Beyond the Numbers

Northridge Middle students

Three-Year Progression

Northridge Middle Three-Year Progression
  • Northridge Middle School, the third largest school in the Tuscaloosa City School System, opened its doors for its 833 students in the 2018-2019 school year. Due to the zoning change, as part of the TCS Strategic Plan, 250 plus students had their attendance zone changed resulting in a merging of seven different communities. The Northridge student body is a diverse population spanning ethnicity, socio-economic levels, nationalities, and beliefs, including around 20 different home languages.

    The faculty and staff at Northridge Middle School place doing what is best for students at the heart of every decision. They work together to build relationships with both the students and their parents based on trust and respect while developing a culture of unity and inclusiveness for all. Teachers work collaboratively, formally and informally, to analyze the needs of each child and design learning opportunities that support and challenge their learners. This personalized instruction is manifested by seeing each student actively engaged in meaningful learning and showing academic and social-emotional growth. Northridge Middle School is a place where it is common to hear students and teachers expressing their care and compassion for one another.

  • Strengths

    • Technology plays a large role in the lives of teachers and students at Northridge Middle School.  Each classroom is outfitted with the latest educational technology including interactive projectors, document cameras, and sound systems.  Teachers and students have access to Chromebooks, a 3D Printer, Virtual Reality Goggles, and a variety of codable robots. NMS also has an in-house Technology Coach to help teachers and students with various technology related things. Instruction involving technology is guided by the ISTE Standards as well as the Alabama Digital Literacy and Computer Science Standards.  Teachers embed technology into their daily practice for direct instruction, differentiation, assessment, and reteaching. Students use the available technology to create real-world products such as podcasts, short films, and websites; connect with classrooms around the country and world to learn about differing perspectives and experiences; and collaborate digitally to challenge their peers to grow as communicators, scientists, mathematicians, and historians.  For more information please visit
    • Northridge Middle School faculty and staff know that students learn best when they feel they belong. As a result, we have created multiple layers of belonging including a house system, sports, and clubs which meet both during established school time and outside of the school day.  One-hundred percent of our students participate in an extended learning opportunity that allows them to explore an interest, develop relationships with adult advocates, and strengthen their sense of connection within a community of their peers. These experiences address our students’ social and emotional needs while also building school identity and traditions.
    • Northridge Middle School faculty and staff know that students are more than names on paper or numbers in a spreadsheet. We are relentless in collecting information from numerous sources in order to uncover the story of the whole child. We use assessment information and other data points to tailor instruction for each student, and we are agile in adapting instruction to the ever-changing needs of the adolescents in our care. Moreover, we collaborate via grade-level teams and departments to ensure that no child is invisible and to hone our instructional practices in support of each learner.

  • Opportunities

    • As Northridge Middle School faculty and staff continue to establish the culture and climate of an amazing new school, we are also focused on developing a culture of literacy. Through reflection and evaluating our practices, areas of growth were identified. These areas include accommodating learners across the learning spectrum, writing instruction, cross-curricular collaboration, and determining specific goals to drive instruction. To address these areas, all faculty and staff are participating in numerous professional learning communities within the district and with other literacy leaders in and out of state. Implementation of the gained knowledge from the professional learning communities demands a greater culture of literacy.
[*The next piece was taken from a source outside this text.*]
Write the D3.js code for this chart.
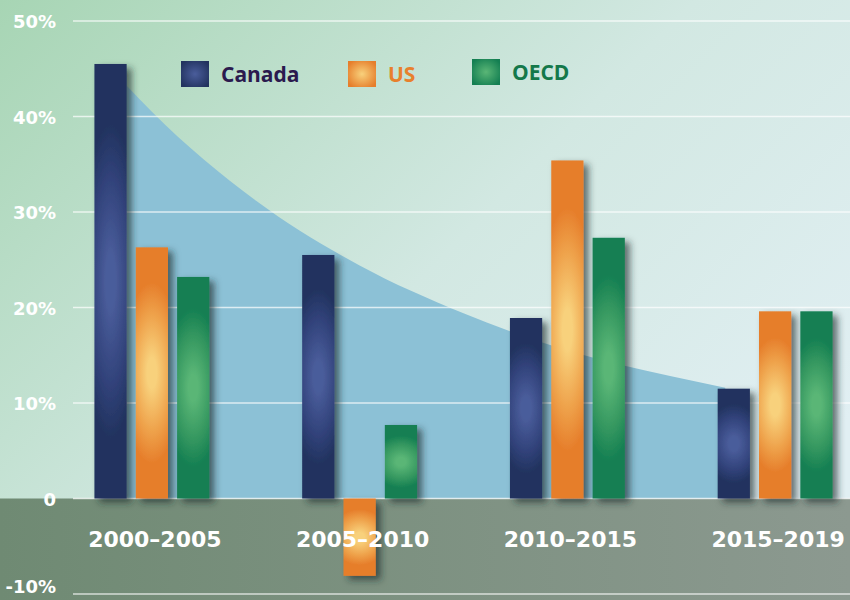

    • Last year, Northridge Middle School opened its doors, uniting students from seven different schools. Like any blended family knows is true, the transition was not easy. Taking what we learned last year and using those lessons to improve this year, we knew that the key was focusing on what we have in common while celebrating the unique backgrounds and cultures each student brings with them to our school. This year we have rolled out clubs, which the students attend every other Friday. These clubs offer a unique way for students to feel involved, make new friends across grade levels, and share and celebrate their own knowledge in a specific area as well as learn more about these very things in which they are interested.

      Jaguar Pride is another way we strive to make sure that our community stakeholders feel not only included but integral to the success of each and every student. As the year goes on, we will continue to seek out ways for our community to have opportunities to feel wanted and included as well as opportunities to pour into our students.

    • Our goal this year, and in the future, is to have Northridge Middle School students grow one full academic year at every grade level. This growth will be measured in the areas of English Language Arts, Mathematics, Science, Social Studies, Music, Art, Technology, and much more. We know this will happen if we continue to focus on unity, inclusiveness, and respect for differences.